▸ What you will do
The required output is the block of lines from the line with "Convert this chart to D3.js code." to the line with "const yMinorTicks = d3.range(0, 14001, 500);", endpoints included and pictures omitted.

▸ Material

********

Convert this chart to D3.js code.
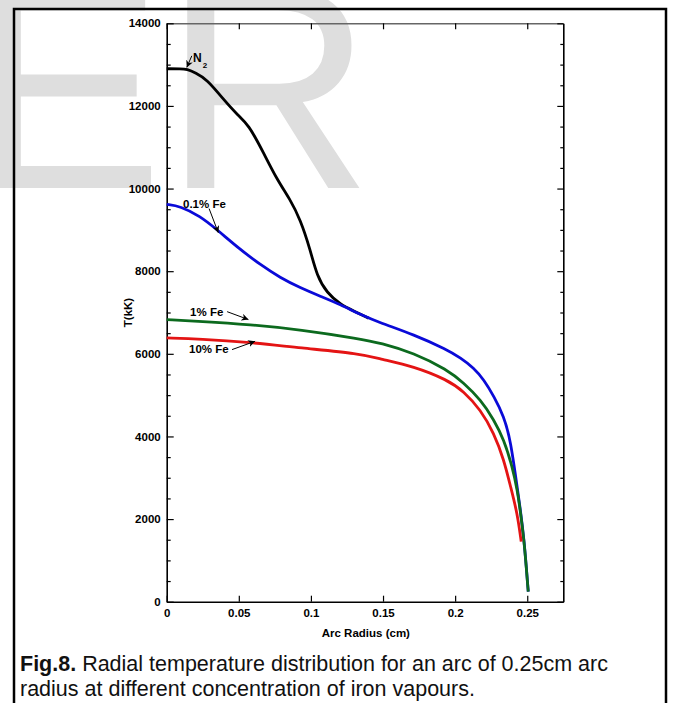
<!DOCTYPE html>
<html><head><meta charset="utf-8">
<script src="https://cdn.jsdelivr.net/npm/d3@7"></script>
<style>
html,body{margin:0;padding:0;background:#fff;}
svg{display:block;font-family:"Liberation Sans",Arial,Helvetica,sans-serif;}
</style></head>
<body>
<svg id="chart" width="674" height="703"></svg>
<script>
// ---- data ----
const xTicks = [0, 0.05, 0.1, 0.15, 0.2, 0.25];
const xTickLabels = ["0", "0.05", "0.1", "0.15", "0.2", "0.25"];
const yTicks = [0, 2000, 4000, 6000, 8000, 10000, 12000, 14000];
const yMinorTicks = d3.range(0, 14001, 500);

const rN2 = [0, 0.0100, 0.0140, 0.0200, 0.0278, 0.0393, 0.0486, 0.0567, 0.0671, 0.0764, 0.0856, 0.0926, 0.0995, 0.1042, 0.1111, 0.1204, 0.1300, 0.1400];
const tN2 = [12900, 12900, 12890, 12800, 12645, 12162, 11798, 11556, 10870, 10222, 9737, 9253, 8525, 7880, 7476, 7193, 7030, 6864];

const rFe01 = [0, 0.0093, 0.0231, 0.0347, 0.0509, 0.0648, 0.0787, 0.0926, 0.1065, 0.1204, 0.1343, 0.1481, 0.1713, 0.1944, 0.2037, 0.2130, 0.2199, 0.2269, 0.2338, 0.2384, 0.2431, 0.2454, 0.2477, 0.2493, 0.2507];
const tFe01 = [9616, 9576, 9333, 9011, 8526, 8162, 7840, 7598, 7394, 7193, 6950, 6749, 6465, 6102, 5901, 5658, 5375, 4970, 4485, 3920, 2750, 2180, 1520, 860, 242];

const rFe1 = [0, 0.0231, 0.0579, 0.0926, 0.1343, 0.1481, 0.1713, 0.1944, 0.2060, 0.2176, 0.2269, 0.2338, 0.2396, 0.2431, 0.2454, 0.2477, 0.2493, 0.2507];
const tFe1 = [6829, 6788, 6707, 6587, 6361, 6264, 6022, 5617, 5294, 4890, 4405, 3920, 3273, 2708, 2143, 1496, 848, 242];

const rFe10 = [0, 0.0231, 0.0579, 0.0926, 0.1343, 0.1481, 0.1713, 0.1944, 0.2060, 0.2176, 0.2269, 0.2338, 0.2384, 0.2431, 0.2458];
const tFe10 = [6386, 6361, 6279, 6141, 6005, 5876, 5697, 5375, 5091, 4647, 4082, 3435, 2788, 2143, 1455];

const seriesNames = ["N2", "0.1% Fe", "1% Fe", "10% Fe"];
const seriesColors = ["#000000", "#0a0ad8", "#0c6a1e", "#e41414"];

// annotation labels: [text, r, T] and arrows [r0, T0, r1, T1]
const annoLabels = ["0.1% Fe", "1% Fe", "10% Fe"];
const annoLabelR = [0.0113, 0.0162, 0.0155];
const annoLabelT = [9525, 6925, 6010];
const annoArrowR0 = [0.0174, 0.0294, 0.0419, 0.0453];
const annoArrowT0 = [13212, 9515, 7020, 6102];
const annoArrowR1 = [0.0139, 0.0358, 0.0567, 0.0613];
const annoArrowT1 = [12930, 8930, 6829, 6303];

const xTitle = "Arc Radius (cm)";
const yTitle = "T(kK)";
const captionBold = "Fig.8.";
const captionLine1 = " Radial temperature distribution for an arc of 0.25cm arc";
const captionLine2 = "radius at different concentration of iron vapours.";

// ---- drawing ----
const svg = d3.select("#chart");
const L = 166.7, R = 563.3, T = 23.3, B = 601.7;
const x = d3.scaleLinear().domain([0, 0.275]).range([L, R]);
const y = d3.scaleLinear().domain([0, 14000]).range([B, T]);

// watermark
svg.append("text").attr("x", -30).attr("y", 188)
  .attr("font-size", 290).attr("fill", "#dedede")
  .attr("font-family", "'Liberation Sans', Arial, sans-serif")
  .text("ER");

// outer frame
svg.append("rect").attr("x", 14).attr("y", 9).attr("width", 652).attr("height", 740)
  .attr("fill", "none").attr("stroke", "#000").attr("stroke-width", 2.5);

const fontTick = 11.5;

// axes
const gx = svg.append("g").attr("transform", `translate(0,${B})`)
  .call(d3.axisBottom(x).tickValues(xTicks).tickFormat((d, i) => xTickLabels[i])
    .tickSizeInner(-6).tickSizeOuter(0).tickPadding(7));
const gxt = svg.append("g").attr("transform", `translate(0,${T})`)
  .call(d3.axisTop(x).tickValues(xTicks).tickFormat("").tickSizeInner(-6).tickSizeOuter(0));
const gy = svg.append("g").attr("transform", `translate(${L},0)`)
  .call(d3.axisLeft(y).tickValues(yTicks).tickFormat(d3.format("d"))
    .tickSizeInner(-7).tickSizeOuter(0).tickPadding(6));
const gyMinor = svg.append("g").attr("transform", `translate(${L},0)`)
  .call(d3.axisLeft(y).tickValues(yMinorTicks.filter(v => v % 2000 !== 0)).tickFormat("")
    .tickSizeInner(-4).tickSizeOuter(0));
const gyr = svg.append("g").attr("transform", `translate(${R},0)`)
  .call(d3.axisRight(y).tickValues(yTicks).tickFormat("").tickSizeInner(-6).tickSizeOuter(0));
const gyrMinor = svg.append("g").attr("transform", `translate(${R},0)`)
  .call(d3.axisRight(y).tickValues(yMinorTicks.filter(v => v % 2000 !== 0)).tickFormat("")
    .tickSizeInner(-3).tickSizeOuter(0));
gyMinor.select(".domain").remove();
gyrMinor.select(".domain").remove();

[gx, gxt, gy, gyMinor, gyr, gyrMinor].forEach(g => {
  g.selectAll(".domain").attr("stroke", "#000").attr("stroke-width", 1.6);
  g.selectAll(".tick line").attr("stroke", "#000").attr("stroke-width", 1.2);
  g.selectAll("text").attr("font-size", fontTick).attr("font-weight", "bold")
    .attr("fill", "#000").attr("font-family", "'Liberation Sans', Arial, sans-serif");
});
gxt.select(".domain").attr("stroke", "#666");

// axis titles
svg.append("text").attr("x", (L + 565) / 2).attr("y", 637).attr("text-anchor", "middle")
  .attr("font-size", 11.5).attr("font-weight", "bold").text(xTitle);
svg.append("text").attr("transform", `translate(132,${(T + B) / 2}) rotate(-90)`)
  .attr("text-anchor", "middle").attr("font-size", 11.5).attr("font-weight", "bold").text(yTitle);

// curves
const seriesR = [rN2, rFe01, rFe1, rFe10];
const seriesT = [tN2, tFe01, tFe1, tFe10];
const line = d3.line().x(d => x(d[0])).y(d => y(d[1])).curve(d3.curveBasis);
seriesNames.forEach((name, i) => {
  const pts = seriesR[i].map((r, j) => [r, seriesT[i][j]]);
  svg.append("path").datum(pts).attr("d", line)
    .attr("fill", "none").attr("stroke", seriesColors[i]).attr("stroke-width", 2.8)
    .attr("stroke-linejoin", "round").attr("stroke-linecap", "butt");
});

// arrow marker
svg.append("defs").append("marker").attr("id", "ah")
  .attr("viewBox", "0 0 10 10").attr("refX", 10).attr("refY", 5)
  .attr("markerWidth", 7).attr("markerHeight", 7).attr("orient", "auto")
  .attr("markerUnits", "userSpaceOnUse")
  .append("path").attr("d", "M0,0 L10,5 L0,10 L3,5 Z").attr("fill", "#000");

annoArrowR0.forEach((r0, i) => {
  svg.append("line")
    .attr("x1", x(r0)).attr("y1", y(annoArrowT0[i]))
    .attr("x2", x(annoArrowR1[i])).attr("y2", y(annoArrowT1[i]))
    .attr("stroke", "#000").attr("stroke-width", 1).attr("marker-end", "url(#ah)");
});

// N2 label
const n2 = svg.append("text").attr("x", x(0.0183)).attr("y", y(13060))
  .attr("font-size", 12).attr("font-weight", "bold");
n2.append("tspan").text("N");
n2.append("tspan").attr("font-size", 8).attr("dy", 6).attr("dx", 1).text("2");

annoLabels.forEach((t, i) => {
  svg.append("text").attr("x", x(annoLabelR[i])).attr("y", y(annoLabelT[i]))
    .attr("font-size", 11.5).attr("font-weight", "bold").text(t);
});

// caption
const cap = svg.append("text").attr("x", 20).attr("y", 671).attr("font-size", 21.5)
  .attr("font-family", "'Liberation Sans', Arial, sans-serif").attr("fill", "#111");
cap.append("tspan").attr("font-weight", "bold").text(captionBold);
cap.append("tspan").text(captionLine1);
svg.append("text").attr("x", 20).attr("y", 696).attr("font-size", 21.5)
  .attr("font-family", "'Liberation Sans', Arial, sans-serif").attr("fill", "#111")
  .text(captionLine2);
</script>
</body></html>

********

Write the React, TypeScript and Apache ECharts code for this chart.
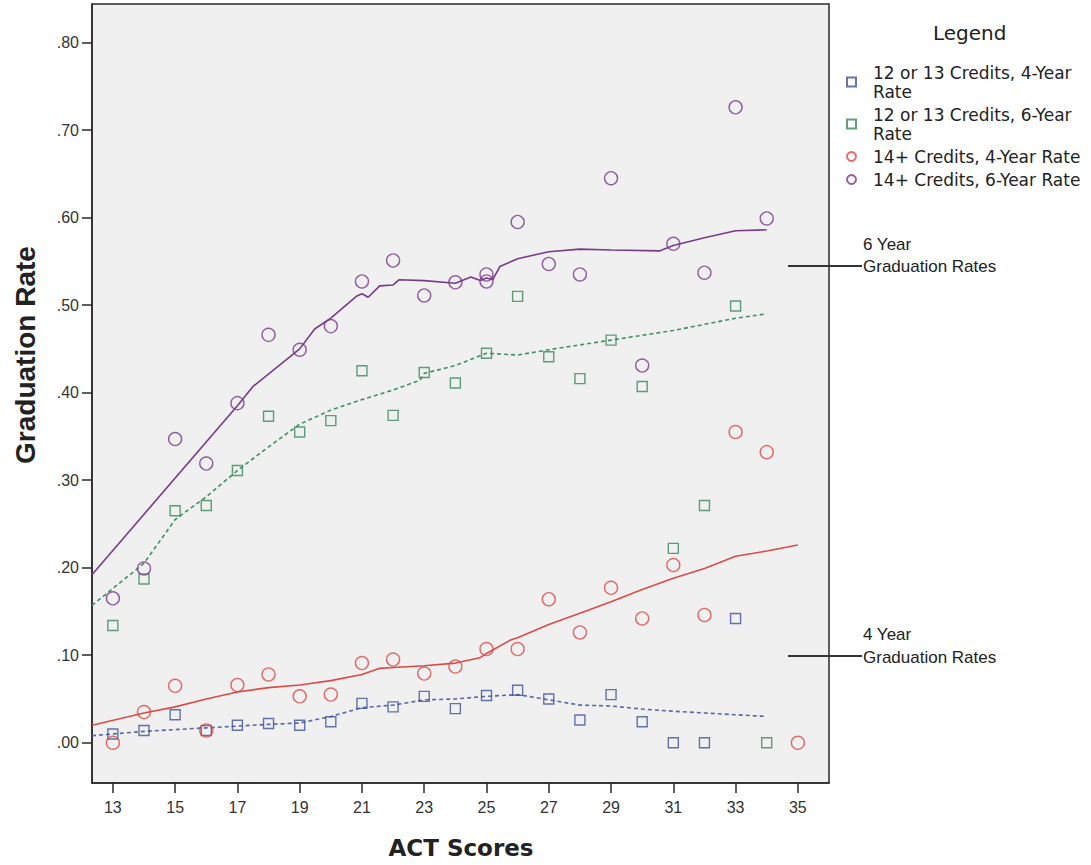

********

▸ Full response
Convert this chart to D3.js code.
<!DOCTYPE html>
<html><head><meta charset="utf-8">
<script src="https://cdn.jsdelivr.net/npm/d3@7"></script>
<style>
html,body{margin:0;padding:0;background:#fff;}
svg{display:block;font-family:"Liberation Sans",Arial,Helvetica,sans-serif;}
</style></head>
<body>
<svg id="chart" width="674" height="703"></svg>
<script>
// ---- data ----
const xTicks = [0, 0.05, 0.1, 0.15, 0.2, 0.25];
const xTickLabels = ["0", "0.05", "0.1", "0.15", "0.2", "0.25"];
const yTicks = [0, 2000, 4000, 6000, 8000, 10000, 12000, 14000];
const yMinorTicks = d3.range(0, 14001, 500);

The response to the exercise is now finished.